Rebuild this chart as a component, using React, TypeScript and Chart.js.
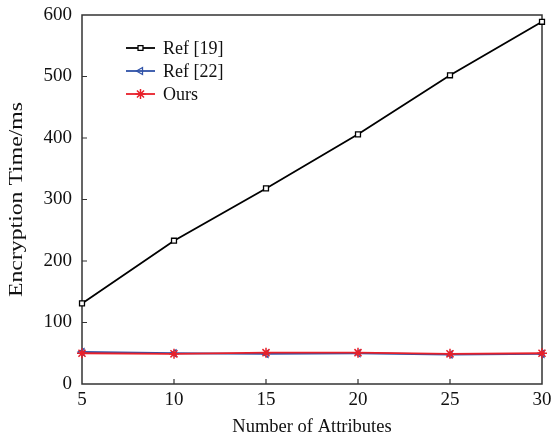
import React, { useEffect, useRef } from "react";
import { Chart, registerables } from "chart.js";
import * as helpers from "chart.js/helpers";

Chart.register(...registerables);

const categories = [5, 10, 15, 20, 25, 30];
const ref19 = [131, 233, 318, 406, 502, 589];
const ref22 = [52, 50, 49, 50, 48, 49];
const ours = [50, 49, 51, 51, 49, 50];
const seriesNames = ["Ref [19]", "Ref [22]", "Ours"];
const seriesColors = ["#000000", "#2f52a8", "#e8202a"];
const markerFills = ["#ffffff", "rgba(255,255,255,0)", "#e8202a"];
const yTickValues = [0, 100, 200, 300, 400, 500, 600];
const xTickValues = [5, 10, 15, 20, 25, 30];
const xTitle = "Number of Attributes";
const yTitle = "Encryption Time/ms";

const FONT = "'Liberation Serif', 'Times New Roman', serif";

const framePlugin = {
  id: "frame",
  beforeDatasetsDraw(chart: any) {
    const { ctx, chartArea: a, scales } = chart;
    ctx.save();
    ctx.strokeStyle = "#333";
    ctx.lineWidth = 1.5;
    ctx.strokeRect(a.left, a.top, a.right - a.left, a.bottom - a.top);
    ctx.lineWidth = 1.2;
    const tl = 5;
    ctx.beginPath();
    for (const v of yTickValues) {
      if (v === 0 || v === 600) continue;
      const y = scales.y.getPixelForValue(v);
      ctx.moveTo(a.left, y);
      ctx.lineTo(a.left + tl, y);
    }
    for (const v of xTickValues) {
      if (v === 5 || v === 30) continue;
      const x = scales.x.getPixelForValue(v);
      ctx.moveTo(x, a.bottom);
      ctx.lineTo(x, a.bottom - tl);
    }
    ctx.stroke();
    ctx.restore();

    // y-axis title (stretched along its length to match the reference)
    ctx.save();
    const cy = (a.top + a.bottom) / 2;
    ctx.translate(17, cy);
    ctx.rotate(-Math.PI / 2);
    ctx.scale(1.25, 1);
    ctx.fillStyle = "#111";
    ctx.font = `19px ${FONT}`;
    ctx.textAlign = "center";
    ctx.textBaseline = "middle";
    ctx.fillText(yTitle, 0, 0);
    ctx.restore();
  },
  afterDraw(chart: any) {
    const { ctx } = chart;
    const x0 = 126;
    const x1 = 155;
    const tx = 163;
    const rows = [48, 71, 94];
    ctx.save();
    chart.data.datasets.forEach((ds: any, i: number) => {
      const y = rows[i];
      ctx.strokeStyle = ds.borderColor;
      ctx.lineWidth = ds.borderWidth;
      ctx.beginPath();
      ctx.moveTo(x0, y);
      ctx.lineTo(x1, y);
      ctx.stroke();
      ctx.fillStyle = markerFills[i];
      ctx.strokeStyle = ds.pointBorderColor;
      ctx.lineWidth = ds.pointBorderWidth;
      (helpers as any).drawPoint(
        ctx,
        {
          pointStyle: ds.pointStyle,
          radius: ds.pointRadius,
          rotation: ds.rotation || 0,
          borderWidth: ds.pointBorderWidth,
        },
        (x0 + x1) / 2,
        y
      );
      ctx.fillStyle = "#111";
      ctx.font = `18px ${FONT}`;
      ctx.textBaseline = "middle";
      ctx.textAlign = "left";
      ctx.fillText(ds.label, tx, y + 1);
    });
    ctx.restore();
  },
};

export default function App() {
  const ref = useRef<HTMLCanvasElement>(null);
  useEffect(() => {
    const c = ref.current!;
    const mk = (vals: number[]) => categories.map((x, i) => ({ x, y: vals[i] }));
    const chart = new Chart(c, {
      type: "line",
      data: {
        datasets: [
          {
            label: seriesNames[0],
            data: mk(ref19),
            borderColor: seriesColors[0],
            backgroundColor: markerFills[0],
            borderWidth: 1.8,
            pointStyle: "rect",
            pointRadius: 3.5,
            pointBorderWidth: 1.3,
            pointBackgroundColor: markerFills[0],
            pointBorderColor: seriesColors[0],
            clip: false,
            order: 2,
          },
          {
            label: seriesNames[1],
            data: mk(ref22),
            borderColor: seriesColors[1],
            backgroundColor: markerFills[1],
            borderWidth: 1.8,
            pointStyle: "triangle",
            rotation: -90,
            pointRadius: 4,
            pointBorderWidth: 1.3,
            pointBackgroundColor: markerFills[1],
            pointBorderColor: seriesColors[1],
            clip: false,
            order: 1,
          },
          {
            label: seriesNames[2],
            data: mk(ours),
            borderColor: seriesColors[2],
            backgroundColor: markerFills[2],
            borderWidth: 1.8,
            pointStyle: "star",
            pointRadius: 5,
            pointBorderWidth: 1.5,
            pointBackgroundColor: markerFills[2],
            pointBorderColor: seriesColors[2],
            clip: false,
            order: 0,
          },
        ] as any,
      },
      options: {
        animation: false,
        responsive: false,
        layout: { padding: { left: 0, top: 15, right: 11, bottom: 0 } },
        plugins: { legend: { display: false }, tooltip: { enabled: false } },
        scales: {
          x: {
            type: "linear",
            min: 5,
            max: 30,
            grid: { display: false, drawTicks: false },
            border: { display: false },
            ticks: {
              stepSize: 5,
              padding: 5,
              color: "#111",
              font: { family: FONT, size: 19 },
              maxRotation: 0,
            },
            title: {
              display: true,
              text: xTitle,
              color: "#111",
              font: { family: FONT, size: 18.5 },
              padding: { top: 0, bottom: 2 },
            },
            afterFit: (s: any) => {
              s.height = 56;
              s.paddingLeft = 0;
              s.paddingRight = 0;
            },
          },
          y: {
            min: 0,
            max: 600,
            grid: { display: false, drawTicks: false },
            border: { display: false },
            ticks: {
              stepSize: 100,
              padding: 10,
              color: "#111",
              font: { family: FONT, size: 19 },
            },
            title: { display: false },
            afterFit: (s: any) => {
              s.width = 82;
              s.paddingTop = 0;
              s.paddingBottom = 0;
            },
          },
        },
      },
      plugins: [framePlugin],
    });
    return () => chart.destroy();
  }, []);
  return (
    <div style={{ position: "fixed", left: 0, top: 0, width: 553, height: 440, background: "#fff" }}>
      <canvas ref={ref} width={553} height={440} style={{ display: "block" }} />
    </div>
  );
}
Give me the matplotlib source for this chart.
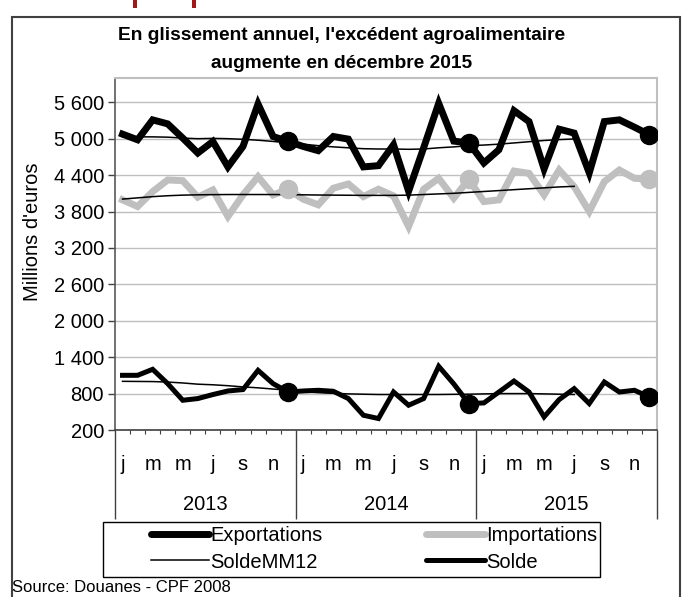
import matplotlib
matplotlib.use("Agg")
import matplotlib.pyplot as plt
from matplotlib.lines import Line2D
from matplotlib.patches import Rectangle
from matplotlib.transforms import blended_transform_factory

# monthly values, Jan 2013 .. Dec 2015 (millions of euros)
exports = [5075, 4982, 5310, 5244, 5010, 4764, 4954, 4535, 4872, 5572, 5036, 4954,
           4872, 4802, 5036, 4993, 4535, 4556, 4900, 4135, 4850, 5583, 4960, 4930,
           4600, 4818, 5462, 5282, 4502, 5157, 5092, 4437, 5282, 5310, 5190, 5064]
imports = [3992, 3882, 4128, 4320, 4308, 4036, 4156, 3718, 4074, 4374, 4074, 4167,
           4003, 3910, 4184, 4254, 4046, 4167, 4057, 3554, 4167, 4347, 4020, 4331,
           3964, 3992, 4467, 4429, 4074, 4484, 4210, 3800, 4292, 4484, 4347, 4331]
solde = [1101, 1101, 1200, 964, 690, 718, 784, 843, 866, 1183, 964, 826,
         843, 854, 838, 718, 443, 389, 826, 608, 718, 1249, 960, 636,
         646, 826, 1007, 826, 416, 701, 882, 636, 991, 826, 854, 744]
# 12-month moving averages (available through June 2015)
exports_mm12 = [5030, 5030, 5030, 5025, 5010, 5000, 5005, 5000, 4990, 4975, 4955, 4930,
                4910, 4885, 4865, 4850, 4835, 4830, 4830, 4825, 4830, 4850, 4865, 4885,
                4895, 4910, 4930, 4950, 4970, 4985, 4995]
imports_mm12 = [4005, 4025, 4045, 4060, 4070, 4075, 4078, 4080, 4080, 4080, 4080, 4078,
                4075, 4072, 4070, 4068, 4066, 4066, 4066, 4070, 4080, 4090, 4100, 4115,
                4130, 4145, 4160, 4175, 4190, 4205, 4215]
solde_mm12 = [1002, 1000, 998, 990, 975, 955, 945, 930, 910, 895, 875, 855,
              830, 815, 805, 795, 790, 785, 785, 785, 785, 785, 788, 790,
              795, 800, 800, 800, 795, 790, 785]
month_labels = ["j", "", "m", "", "m", "", "j", "", "s", "", "n", ""]
years = ["2013", "2014", "2015"]
yticks = [200, 800, 1400, 2000, 2600, 3200, 3800, 4400, 5000, 5600]

GRAY = "#BFBFBF"
W, H = 690, 597
plt.rcParams["font.family"] = ["Liberation Sans", "DejaVu Sans"]

fig = plt.figure(figsize=(W / 100, H / 100), dpi=100, facecolor="white")
ax = fig.add_axes([115 / W, 1 - 430 / H, 542 / W, 352 / H])

n = len(exports)
xs = [i + 0.5 for i in range(n)]
xm = xs[:len(solde_mm12)]
dec = [11, 23, 35]

ax.plot(xs, exports, color="black", lw=5, solid_joinstyle="miter", zorder=3)
ax.plot(xs, imports, color=GRAY, lw=5, solid_joinstyle="miter", zorder=3)
ax.plot(xs, solde, color="black", lw=3.6, solid_joinstyle="miter", zorder=3)
ax.plot(xm, exports_mm12, color="black", lw=1.1, zorder=4)
ax.plot(xm, imports_mm12, color="black", lw=1.1, zorder=4)
ax.plot(xm, solde_mm12, color="black", lw=1.1, zorder=4)
for series, col in [(exports, "black"), (imports, GRAY), (solde, "black")]:
    ax.plot([xs[i] for i in dec], [series[i] for i in dec], "o", color=col,
            ms=13, zorder=5)

ax.set_xlim(0, n)
ax.set_ylim(200, 6000)
ax.set_yticks(yticks)
ax.set_yticklabels([f"{v:,}".replace(",", " ") for v in yticks], fontsize=14.5)
ax.yaxis.grid(True, color=GRAY, lw=1)
ax.set_axisbelow(True)
ax.tick_params(axis="y", direction="out", length=5, width=1, color="#404040", pad=3)

ax.set_xticks([0, 12, 24, 36])
ax.set_xticks(range(n + 1), minor=True)
ax.set_xticklabels([])
ax.tick_params(axis="x", which="major", direction="out", length=64, width=1, color="#404040")
ax.tick_params(axis="x", which="minor", direction="out", length=3, width=0.8, color="#404040")

for s in ["top", "right"]:
    ax.spines[s].set_color(GRAY)
    ax.spines[s].set_linewidth(1.5)
ax.spines["left"].set_color("#595959")
ax.spines["left"].set_linewidth(1.2)
ax.spines["bottom"].set_color("#404040")
ax.spines["bottom"].set_linewidth(1.2)

tr = blended_transform_factory(ax.transData, fig.transFigure)
for y in range(len(years)):
    for m, lab in enumerate(month_labels):
        if lab:
            ax.text(12 * y + m + 0.5, 1 - 464 / H, lab, transform=tr, ha="center",
                    va="center", fontsize=14.5)
    ax.text(12 * y + 6, 1 - 505 / H, years[y], transform=tr, ha="center",
            va="center", fontsize=14.5)

fig.text(33 / W, 1 - 232 / H, "Millions d'euros", rotation=90, ha="center",
         va="center", fontsize=14.5)

fig.text(342 / W, 1 - 36 / H, "En glissement annuel, l'excédent agroalimentaire",
         ha="center", va="center", fontsize=13.8, fontweight="bold")
fig.text(342 / W, 1 - 63 / H, "augmente en décembre 2015",
         ha="center", va="center", fontsize=13.8, fontweight="bold")

# descenders of a red heading cut off above the chart frame
for px in [133, 192]:
    fig.add_artist(Rectangle((px / W, 1 - 8 / H), 4 / W, 8 / H,
                             transform=fig.transFigure, facecolor="#A01818",
                             edgecolor="none"))

handles = [Line2D([], [], color="black", lw=5, solid_capstyle="round"),
           Line2D([], [], color="black", lw=1.1),
           Line2D([], [], color=GRAY, lw=5, solid_capstyle="round"),
           Line2D([], [], color="black", lw=3.6, solid_capstyle="round")]
labels = ["Exportations", "SoldeMM12", "Importations", "Solde"]
leg = fig.legend(handles, labels, ncol=2, loc="center left",
                 bbox_to_anchor=(151 / W, 1 - 549 / H),
                 fontsize=14.5, frameon=False, handlelength=2.9,
                 handletextpad=0.05, borderpad=0, labelspacing=0.35,
                 columnspacing=5.15, borderaxespad=0)
fig.add_artist(Rectangle((103 / W, 1 - 577 / H), 497 / W, 55 / H,
                         transform=fig.transFigure, fill=False,
                         edgecolor="black", lw=1))

fig.text(12 / W, 1 - 587 / H, "Source: Douanes - CPF 2008", ha="left",
         va="center", fontsize=12)

fig.add_artist(Rectangle((12 / W, -0.05), 668 / W, 1.05 - 17 / H,
                         transform=fig.transFigure, fill=False,
                         edgecolor="#404040", lw=1.5))

fig.savefig("out.png", dpi=100, facecolor="white")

### [Aim]
Without the pictures, write out exactly the lines from the one that has "Give me the matplotlib source for this chart." down to the one that has "from matplotlib.transforms import", both included.

### [Written answer]
Give me the matplotlib source for this chart.
import matplotlib
matplotlib.use("Agg")
import matplotlib.pyplot as plt
from matplotlib.lines import Line2D
from matplotlib.patches import Rectangle
from matplotlib.transforms import blended_transform_factory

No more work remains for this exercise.